Em que espaço da civilização queremos estar?
O princípio da presunção de inocência do arguido (necessário e fundamental) acabou por adquirir uma dimensão de totalitarismo, esquecendo a indizibilidade da dor das vítimas.
Ao requerer a publicidade da audiência, para que “a vergonha mude de lado”, G.P. deu o mote para uma diferente abordagem deste(s) “espaços negativos da civilização” (Homi Bhabba). A nomeação pública das vítimas (e as respetivas repercussões sociais que daí lhes advém) descentra o problema sobre construção social do corpo das mulheres, a dominação masculina e as relações de poder.
O problema não é e não está em G.P., pelo que é Dominique Pelicot e todos os outros “Monsieur-Tout-Le-Monde” que retratam aquela cultura que deveriam ser nomeados.
G.P. não foi violada: Dominique Pelicot violou-a!
E o mesmo contou com, pelo menos, outros 50 comparticipantes conscientes e convictos: bombeiros, motoristas de camião, soldados, seguranças, um jornalista, um DJ, etc. e de todas as idades, cujo ponto em comum era o exercício do poder de subjugação e o desprezo pela liberdade sexual e integridade do corpo da mulher!
Daí que surja a pergunta: quem são estes 50 homens que não parece terem-se conhecido no trabalho ou noutros espaços comuns. Mas que, porventura, se encontram(avam) em plataformas digitais mais ou menos ocultas, criando um grupo destinado à prática de tal tipo de crime(s). Não estaremos aqui, então, perante uma verdadeira associação criminosa ou criminalidade organizada? E não estaremos aqui perante a possibilidade de outras vítimas: companheiras, cônjuges, filhas, etc., que iam alternando com G.P.? Ou até perante outras formas de vitimização por difusão de imagens íntimas não consentidas?
Destas perguntas decorrem outras tantas no que concerne aos meios de prevenção, detecção e punição deste tipo de fenómenos (e os sinais estão aí), impreparado que está o sistema policial e judiciário para o efeito.

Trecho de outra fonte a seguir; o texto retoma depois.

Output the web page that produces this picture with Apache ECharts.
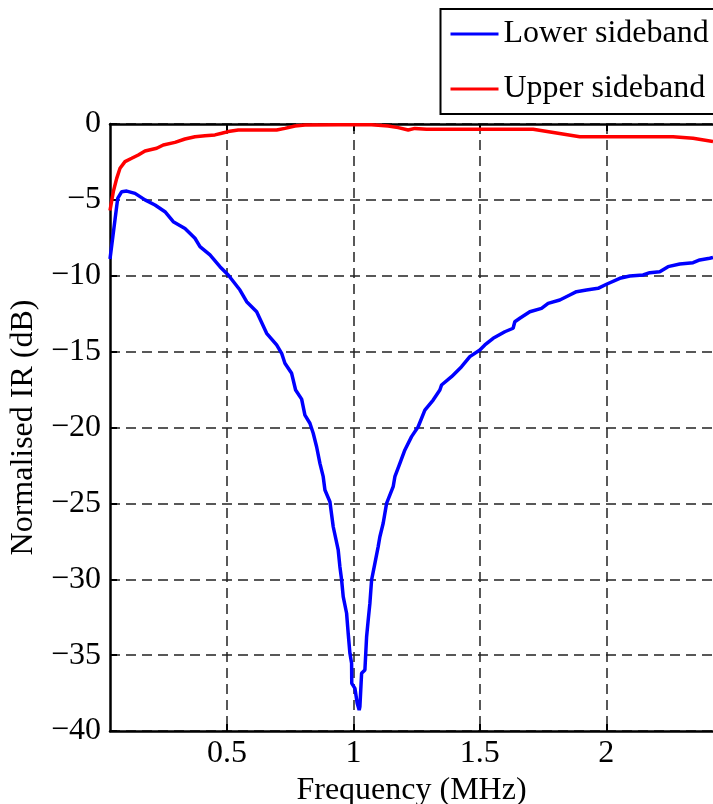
<!DOCTYPE html>
<html>
<head>
<meta charset="utf-8">
<script src="https://cdn.jsdelivr.net/npm/echarts@6/dist/echarts.min.js"></script>
<style>
html,body{margin:0;padding:0;background:#fff;overflow:hidden;}
#chart{width:713px;height:804px;}
</style>
</head>
<body>
<div id="chart"></div>
<script>
const seriesNames = ['Lower sideband', 'Upper sideband'];
const xTickValues = [0.5, 1, 1.5, 2];

const lowerFreq = [0.0375, 0.0573, 0.068, 0.0838, 0.1036, 0.1364, 0.1759, 0.2154, 0.2549, 0.2877, 0.334, 0.3735, 0.3933, 0.4328, 0.4723, 0.5051, 0.5514, 0.5779, 0.6174, 0.6569, 0.6964, 0.7162, 0.7292, 0.7557, 0.7715, 0.7953, 0.8083, 0.828, 0.8411, 0.8545, 0.8676, 0.8806, 0.8874, 0.9071, 0.9202, 0.9399, 0.9466, 0.9534, 0.9597, 0.9731, 0.9794, 0.9862, 0.9929, 0.9935, 1.006, 1.015, 1.0229, 1.0257, 1.0324, 1.0455, 1.0522, 1.0585, 1.0652, 1.0719, 1.085, 1.098, 1.1047, 1.1178, 1.1312, 1.1573, 1.164, 1.1838, 1.2036, 1.23, 1.2561, 1.2826, 1.3154, 1.3419, 1.3486, 1.3881, 1.4277, 1.4605, 1.5, 1.5198, 1.5526, 1.5988, 1.6316, 1.6383, 1.6581, 1.6976, 1.7439, 1.77, 1.8162, 1.8557, 1.8822, 1.9217, 1.9676, 2.0008, 2.0534, 2.0929, 2.1455, 2.1719, 2.2115, 2.2443, 2.2905, 2.3431, 2.3696, 2.4091, 2.422];
const lowerDb = [-8.9, -6.3, -4.9, -4.46, -4.42, -4.57, -5.0, -5.34, -5.78, -6.44, -6.88, -7.53, -8.08, -8.63, -9.4, -9.95, -10.94, -11.71, -12.37, -13.79, -14.56, -15.11, -15.77, -16.43, -17.53, -18.13, -19.18, -19.72, -20.38, -21.27, -22.36, -23.24, -24.12, -24.89, -26.54, -28.07, -29.17, -30.05, -31.15, -32.24, -33.56, -34.88, -35.54, -36.86, -37.19, -38.17, -38.62, -38.4, -36.2, -35.98, -33.79, -32.69, -31.59, -30.05, -28.95, -27.85, -27.2, -26.31, -25.0, -23.9, -23.24, -22.36, -21.48, -20.6, -19.95, -18.85, -18.19, -17.53, -17.2, -16.65, -15.99, -15.33, -14.89, -14.56, -14.12, -13.69, -13.46, -13.03, -12.8, -12.37, -12.15, -11.82, -11.6, -11.27, -11.05, -10.94, -10.83, -10.56, -10.17, -10.02, -9.95, -9.8, -9.73, -9.4, -9.23, -9.14, -8.96, -8.85, -8.8];

const upperFreq = [0.0375, 0.0506, 0.064, 0.0771, 0.0968, 0.1233, 0.1494, 0.1759, 0.2221, 0.2482, 0.2945, 0.334, 0.3735, 0.413, 0.4526, 0.479, 0.5051, 0.5447, 0.6372, 0.6964, 0.7292, 0.7688, 0.8083, 0.9399, 1.0719, 1.1375, 1.1771, 1.2166, 1.2431, 1.2893, 1.5, 1.7107, 1.8953, 2.0008, 2.264, 2.3431, 2.422];
const upperDb = [-5.7, -4.46, -3.58, -2.92, -2.48, -2.26, -2.04, -1.78, -1.6, -1.38, -1.21, -0.99, -0.84, -0.77, -0.72, -0.61, -0.5, -0.4, -0.4, -0.4, -0.29, -0.13, -0.07, -0.05, -0.05, -0.13, -0.24, -0.4, -0.29, -0.35, -0.35, -0.35, -0.84, -0.84, -0.84, -0.94, -1.16];

const xMin = 0.0375, xMax = 2.422;
const FONT = '"Liberation Serif", "Times New Roman", serif';
const FS = 32;

function pairs(xs, ys) { return xs.map((x, i) => [x, ys[i]]); }
function fmtNum(v) { return String(v).replace('-', '\u2212'); }

const chart = echarts.init(document.getElementById('chart'), null, {renderer: 'canvas', width: 713, height: 804});
const axisLineStyle = {color: '#000', width: 2.5};
const splitLineStyle = {color: '#222', width: 1.5, type: [10, 6]};

chart.setOption({
  animation: false,
  backgroundColor: '#fff',
  textStyle: {fontFamily: FONT},
  grid: {left: 110, top: 124, width: 603, height: 607, containLabel: false, outerBoundsMode: 'none'},
  legend: {
    data: seriesNames,
    orient: 'vertical',
    left: 440.5, top: 9,
    padding: [5, 40, 5, 10],
    itemGap: 15,
    itemWidth: 48, itemHeight: 3,
    icon: 'rect',
    backgroundColor: '#fff',
    borderColor: '#000', borderWidth: 2,
    textStyle: {fontFamily: FONT, fontSize: FS, color: '#000', lineHeight: 40, padding: [0, 0, 0, 0]},
    z: 10
  },
  xAxis: [{
    type: 'value', min: xMin, max: xMax, position: 'bottom',
    name: 'Frequency (MHz)', nameLocation: 'middle', nameGap: 34,
    nameTextStyle: {fontFamily: FONT, fontSize: FS, color: '#000'},
    axisLine: {show: true, onZero: false, lineStyle: axisLineStyle},
    axisTick: {show: true, inside: true, length: 7, customValues: xTickValues, lineStyle: {color: '#000', width: 2}},
    axisLabel: {customValues: xTickValues, fontFamily: FONT, fontSize: FS, color: '#000', margin: 7, formatter: v => fmtNum(v)},
    splitLine: {show: true, lineStyle: splitLineStyle}
  }, {
    type: 'value', min: xMin, max: xMax, position: 'top',
    axisLine: {show: true, onZero: false, lineStyle: axisLineStyle},
    axisTick: {show: true, inside: true, length: 7, customValues: xTickValues, lineStyle: {color: '#000', width: 2}},
    axisLabel: {show: false},
    splitLine: {show: false}
  }],
  yAxis: {
    type: 'value', min: -40, max: 0, interval: 5,
    name: 'Normalised IR (dB)', nameLocation: 'middle', nameGap: 60,
    nameTextStyle: {fontFamily: FONT, fontSize: FS, color: '#000'},
    axisLine: {show: true, onZero: false, lineStyle: axisLineStyle},
    axisTick: {show: true, inside: true, length: 7, lineStyle: {color: '#000', width: 2}},
    axisLabel: {fontFamily: FONT, fontSize: FS, color: '#000', margin: 9, formatter: v => fmtNum(v)},
    splitLine: {show: true, lineStyle: splitLineStyle}
  },
  series: [{
    name: seriesNames[0], type: 'line', xAxisIndex: 0,
    data: pairs(lowerFreq, lowerDb),
    showSymbol: false, symbol: 'none',
    lineStyle: {color: '#0000ff', width: 3.5},
    itemStyle: {color: '#0000ff'}
  }, {
    name: seriesNames[1], type: 'line', xAxisIndex: 0,
    data: pairs(upperFreq, upperDb),
    showSymbol: false, symbol: 'none',
    lineStyle: {color: '#ff0000', width: 3.5},
    itemStyle: {color: '#ff0000'}
  }]
});
</script>
</body>
</html>
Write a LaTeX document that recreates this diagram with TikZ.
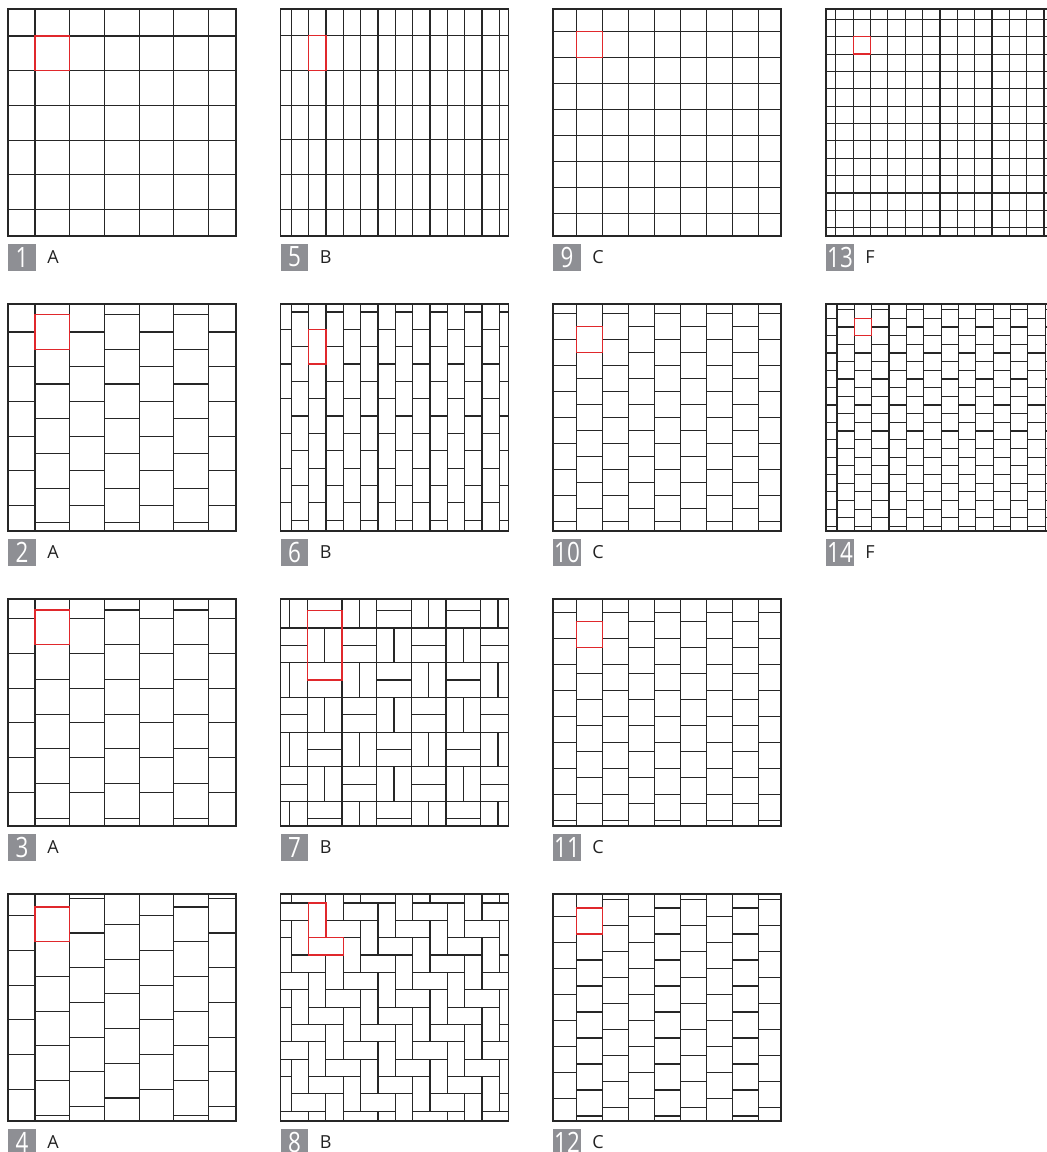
\documentclass[tikz,border=0pt]{standalone}
\usepackage{fontspec}
\usepackage{graphicx}
\setmainfont{Open Sans}
\usetikzlibrary{positioning}
\definecolor{tileline}{HTML}{262626}
\definecolor{markred}{HTML}{E0282C}
\definecolor{taggray}{HTML}{8E8F94}
\definecolor{kindtext}{HTML}{222222}

% origin x, origin y, tile w, tile h, x offset, y offset, alternate shift, stair shift
\newcommand{\bondpanel}[8]{%
  \begin{scope}[shift={(#1,#2)}]
    \clip (0,0) rectangle (228,227);
    \foreach \cc in {0,...,14}{
      \pgfmathsetmacro\xl{#5+(\cc-1)*#3}
      \pgfmathsetmacro\yo{#6+mod(\cc,2)*#7+\cc*#8}
      \pgfmathsetmacro\yo{\yo-floor(\yo/#4)*#4}
      \draw[tile] (\xl,0) -- (\xl,227);
      \foreach \kk in {-1,...,13}
        \draw[tile] (\xl,{\yo+\kk*#4}) -- ++(#3,0);
    }
  \end{scope}
  \draw[tile] (#1,#2) rectangle ++(228,227);
}

\begin{document}
\begin{tikzpicture}[x=1pt,y=-1pt,
    tile/.style={draw=tileline,line width=1.2pt},
    hilite/.style={draw=markred,line width=1.3pt},
    tagbox/.style={fill=taggray,text=white,inner sep=0pt,minimum width=27.7pt,
                   minimum height=27pt,anchor=north west,font=\fontsize{28}{28}\selectfont},
    tagkind/.style={text=kindtext,inner sep=0pt,anchor=west,font=\fontsize{18}{18}\selectfont}
  ]
  \useasboundingbox (0,0) rectangle (1047,1152);

  % type A
  \bondpanel{8}{9}{34.7}{34.7}{27}{27}{0}{0}
  \bondpanel{8}{304}{34.7}{34.7}{27}{28}{-17.35}{0}
  \bondpanel{8}{599}{34.7}{34.7}{27}{19.7}{-8.67}{0}
  \bondpanel{8}{894}{34.7}{34.7}{27}{21.7}{0}{-8.67}
  \draw[hilite] (35,36) rectangle ++(34.7,34.7);
  \draw[hilite] (35,314.65) rectangle ++(34.7,34.7);
  \draw[hilite] (35,610) rectangle ++(34.7,34.7);
  \draw[hilite] (35,907) rectangle ++(34.7,34.7);

  % type B
  \bondpanel{280.5}{9}{17.35}{34.7}{10.7}{26.7}{0}{0}
  \bondpanel{280.5}{304}{17.35}{34.7}{10.7}{25.3}{-17.35}{0}
  \begin{scope}[shift={(280.5,599)}]
    \clip (0,0) rectangle (228,227);
    \foreach \ii in {0,...,7}{
      \foreach \jj in {0,...,7}{
        \pgfmathsetmacro\bx{26.7+(\ii-1)*34.7}
        \pgfmathsetmacro\by{29+(\jj-1)*34.7}
        \draw[tile] (\bx,\by) rectangle ++(34.7,34.7);
        \pgfmathparse{int(mod(\ii+\jj,2))}
        \ifnum\pgfmathresult=0
          \draw[tile] ({\bx+17.35},\by) -- ++(0,34.7);
        \else
          \draw[tile] (\bx,{\by+17.35}) -- ++(34.7,0);
        \fi
      }
    }
  \end{scope}
  \draw[tile] (280.5,599) rectangle ++(228,227);
  \begin{scope}[shift={(280.5,894)}]
    \clip (0,0) rectangle (228,227);
    \foreach \mm in {-8,...,8}{
      \foreach \nn in {-2,...,7}{
        \pgfmathsetmacro\hx{28+(\mm+2*\nn)*17.35}
        \pgfmathsetmacro\hy{9+(2*\nn-\mm)*17.35}
        \draw[tile] (\hx,\hy) rectangle ++(17.35,34.7);
        \draw[tile] (\hx,{\hy+34.7}) rectangle ++(34.7,17.35);
      }
    }
  \end{scope}
  \draw[tile] (280.5,894) rectangle ++(228,227);
  \draw[hilite] (308.55,35.7) rectangle ++(17.35,34.7);
  \draw[hilite] (308.55,329.3) rectangle ++(17.35,34.7);
  \draw[hilite] (307.2,610.65) rectangle ++(34.7,69.4);
  \draw[hilite] (308.5,903) rectangle ++(17.35,34.7);
  \draw[hilite] (308.5,937.7) rectangle ++(34.7,17.35);

  % type C
  \bondpanel{553}{9}{26}{26}{23.7}{22.7}{0}{0}
  \bondpanel{553}{304}{26}{26}{23.7}{9.8}{13}{0}
  \bondpanel{553}{599}{26}{26}{23.7}{13.7}{8.67}{0}
  \bondpanel{553}{894}{26}{26}{23.7}{22.7}{0}{-8.67}
  \draw[hilite] (576.7,31.7) rectangle ++(26,26);
  \draw[hilite] (576.7,326.8) rectangle ++(26,26);
  \draw[hilite] (576.7,621.4) rectangle ++(26,26);
  \draw[hilite] (576.7,908) rectangle ++(26,26);

  % type F
  \bondpanel{826}{9}{17.35}{17.35}{9.8}{10.4}{0}{0}
  \bondpanel{826}{304}{17.35}{17.35}{11}{14.3}{-8.67}{0}
  \draw[hilite] (853.15,36.75) rectangle ++(17.35,17.35);
  \draw[hilite] (854.35,318.3) rectangle ++(17.35,17.35);

  % tags
  \foreach \num/\kind/\px/\py in {1/A/8/9,2/A/8/304,3/A/8/599,4/A/8/894,
      5/B/280.5/9,6/B/280.5/304,7/B/280.5/599,8/B/280.5/894,
      9/C/553/9,10/C/553/304,11/C/553/599,12/C/553/894,
      13/F/826/9,14/F/826/304}{
    \node[tagbox] (tag\num) at (\px,{\py+234.3}) {\scalebox{0.8}[1]{\num}};
    \node[tagkind,right=11pt of tag\num] (kind\num) {\kind};
  }
\end{tikzpicture}
\end{document}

Neste tipo de crimes eminentemente pessoais (ou pessoalíssimos) ainda imperam hermenêuticas arcaicas em relação à prova ou sobre as formas verbais ou não verbais de comunicação das vítimas com o sistema que, dentro da extenuante colaboração que lhes é exigida, ainda são olhadas com uma desconfiança eivada de pré-conceitos historicamente ultrapassados. O princípio da presunção de inocência do arguido (necessário e fundamental) acabou por adquirir uma dimensão de totalitarismo, esquecendo a indizibilidade da dor e a verdade dos factos e das vítimas; que são violadas por uma segunda vez! À violência dos Dominiques Pelicot soma-se a violência estatal.
Por sorte, o mesmo gravou os crimes. Se não o tivesse feito, como poderia esta (e outras) vítimas situá-los do tempo, descrever o modo e identificar os respetivos autores? Mas também, como interpretar o seu silêncio, “a palavra interditada porque algo lhe faz obstáculo” (SMAD) ou os estados dissociativos decorrentes do trauma?
À vítima entrega-se o ónus da prova dos factos e a exigência de um (irreal) desinteresse em relação ao seu próprio agressor, assim se medindo a magnitude da sua credibilidade. Esquecendo-se, como salientou a procuradora francesa, que o que está em causa não é apenas uma condenação ou absolvição.
Não se trata aqui de crimes do acaso ou de oportunidade, mas da desconsideração sistémica da integralidade dos direitos das mulheres, ocorrida amiúde dentro de portas e a coberto da reserva que tal locus proporciona.
Mas continuamos a apontar e nomear estas vítimas, ainda que na sua demanda de Justiça elas sejam despersonalizadas.
Afinal de contas, em que espaço da civilização queremos estar?